I'm loving this thing!


----------



## testingchip (Jul 23, 2011)

Trinity kernel with skanks cm10.
Sent from my Nexus 7 using Tapatalk 2


----------



## throwbot (Jan 2, 2012)

I had over six hours screen on time with the stock kernel one of my first couple of charges, hadn't had anywhere near that with my new setup, lol.

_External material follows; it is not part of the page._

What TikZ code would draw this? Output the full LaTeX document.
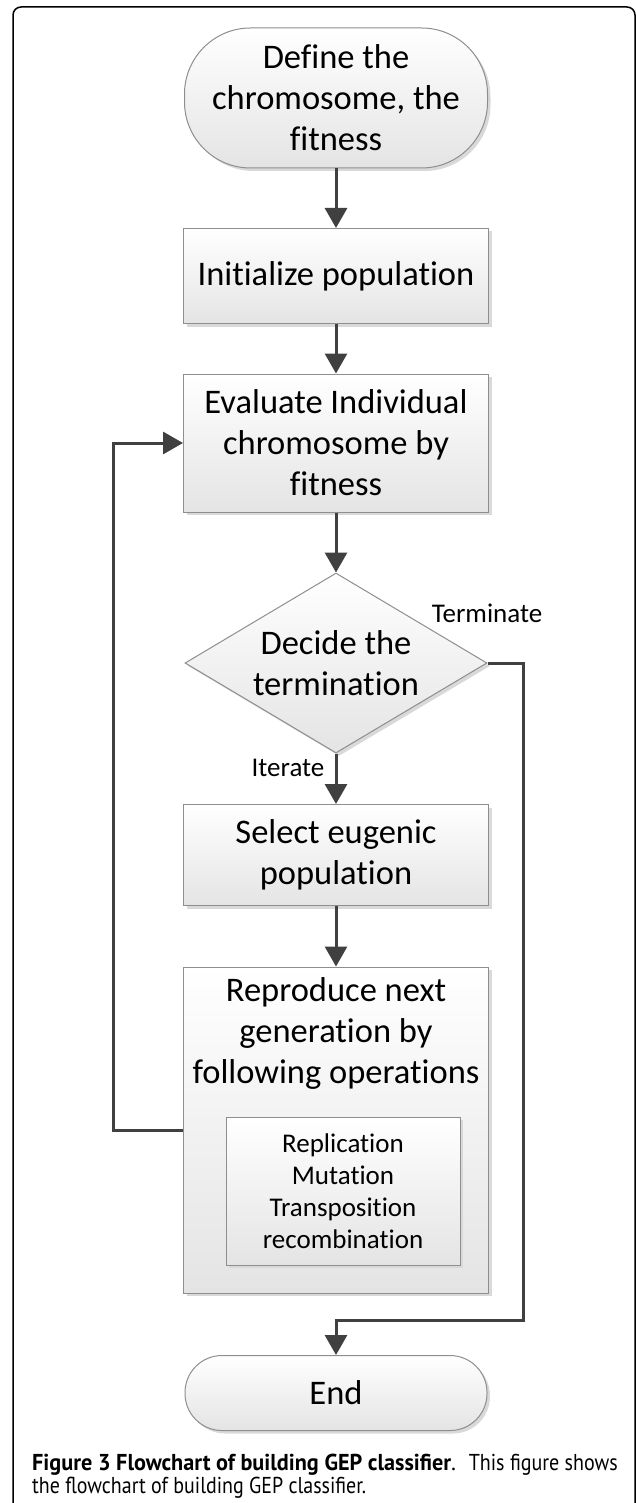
\documentclass[tikz,border=0pt]{standalone}
\usepackage{graphicx}
\usepackage{fontspec}
\setmainfont{Carlito}[Ligatures=NoCommon]
\newfontfamily\capfont{PT Sans}
\usetikzlibrary{arrows.meta,shapes.geometric,shadows}
\definecolor{boxborder}{HTML}{8E8E8E}
\definecolor{boxbottom}{HTML}{E4E4E4}
\definecolor{arrowcol}{HTML}{404040}
\begin{document}
\begin{tikzpicture}[x=1pt,y=-1pt,
  bigtext/.style={font=\fontsize{34.5}{41}\selectfont},
  smalltext/.style={font=\fontsize{27}{32}\selectfont},
  shape3d/.style={draw=boxborder, line width=1pt, top color=white, bottom color=boxbottom,
    drop shadow={shadow xshift=3pt, shadow yshift=-3pt, fill=black!15, opacity=1},
    align=center, inner sep=0pt},
  procbox/.style={shape3d, rectangle, bigtext},
  termbox/.style={shape3d, rectangle, bigtext},
  decbox/.style={shape3d, diamond, aspect=1.68, bigtext},
  arr/.style={draw=arrowcol, line width=3pt, -{Triangle[length=20pt,width=22pt]}},
  lbl/.style={smalltext, inner sep=0pt},
  captext/.style={inner sep=0pt, font=\capfont\fontsize{23}{24}\selectfont}
]
\useasboundingbox (0,0) rectangle (636,1503);
% frame
\draw[line width=1.5pt, rounded corners=8pt] (13,1504) -- (13,7) -- (635,7) -- (635,1504);

\node[termbox, rounded corners=66pt, minimum width=303pt, minimum height=140pt] (start) at (336,98)
  {Define the\\chromosome, the\\fitness};
\node[procbox, minimum width=305pt, minimum height=95pt] (init) at (336,276) {Initialize population};
\node[procbox, minimum width=305pt, minimum height=138pt] (eval) at (336,443)
  {Evaluate Individual\\chromosome by\\fitness};
\node[decbox, minimum width=302pt, minimum height=180pt] (dec) at (336,663) {Decide the\\termination};
\node[procbox, minimum width=305pt, minimum height=101pt] (sel) at (336,855) {Select eugenic\\population};
\node[procbox, minimum width=305pt, minimum height=326pt] (rep) at (336,1130) {};
\node[bigtext, align=center, inner sep=0pt, anchor=north] (reptxt) at (336,977)
  {Reproduce next\\generation by\\following operations};
\node[procbox, smalltext, minimum width=234pt, minimum height=148pt] (ops) at (343,1191)
  {Replication\\Mutation\\Transposition\\recombination};
\node[termbox, rounded corners=37pt, minimum width=302pt, minimum height=75pt] (end) at (336,1393) {End};

\coordinate (tr1) at (523,663);
\coordinate (tr2) at (523,1320);
\coordinate (tr3) at (336,1320);
\coordinate (lp1) at (113,1130);
\coordinate (lp2) at (113,443);

\draw[arr] (start) -- (init);
\draw[arr] (init) -- (eval);
\draw[arr] (eval) -- (dec);
\draw[arr] (dec) -- (sel);
\draw[arr] (sel) -- (rep);
\draw[arr] (rep.west) -- (lp1) -- (lp2) -- (eval.west);
\draw[arr] (dec.east) -- (tr1) -- (tr2) -- (tr3) -- (end.north);

\node[lbl] (term) at (487,613) {Terminate};
\node[lbl] (iter) at (288,768) {Iterate};

\node[captext, anchor=base west] (cap1a) at (32,1470)
  {\resizebox{419pt}{\height}{\bfseries Figure 3 Flowchart of building GEP classifier}.};
\node[captext, anchor=base east] (cap1b) at (618,1470)
  {\resizebox{149pt}{\height}{This figure shows}};
\node[captext, anchor=base west] (cap2) at (32,1493)
  {\resizebox{334pt}{\height}{the flowchart of building GEP classifier.}};
\end{tikzpicture}
\end{document}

Sent from my Nexus 7 using Tapatalk 2


----------



## Smcdo123 (Jun 7, 2011)

Over clocked to 1.8 GHz did all gaming yesterday. I'm super pleased with this device. Last week though I didn't use it that much and had it on all week not a single charge (yet my iPad 3) which was charged 3 weeks ago is at 94% haha.

Sent from my Nexus 7


----------



## GatorsUF (Oct 14, 2011)

Does this charge off a normal microusb like the one I charge my Gnex with? My TF201 requires a proprietary cable and a different wall plug to charge it...pita


----------



## Smcdo123 (Jun 7, 2011)

GatorsUF said:


> Does this charge off a normal microusb like the one I charge my Gnex with? My TF201 requires a proprietary cable and a different wall plug to charge it...pita


Its a different amp or some shit like that lol. It will charge off a microusb cable. Its a fatter wall part like the nexus has, just bigger and the cable is shorter.

Sent from my Galaxy Nexus using Tapatalk 2


----------



## Nuchdog (Aug 10, 2012)

GatorsUF said:


> Does this charge off a normal microusb like the one I charge my Gnex with? My TF201 requires a proprietary cable and a different wall plug to charge it...pita


Yes. Any micro USB charger should work the same, charging time may vary though.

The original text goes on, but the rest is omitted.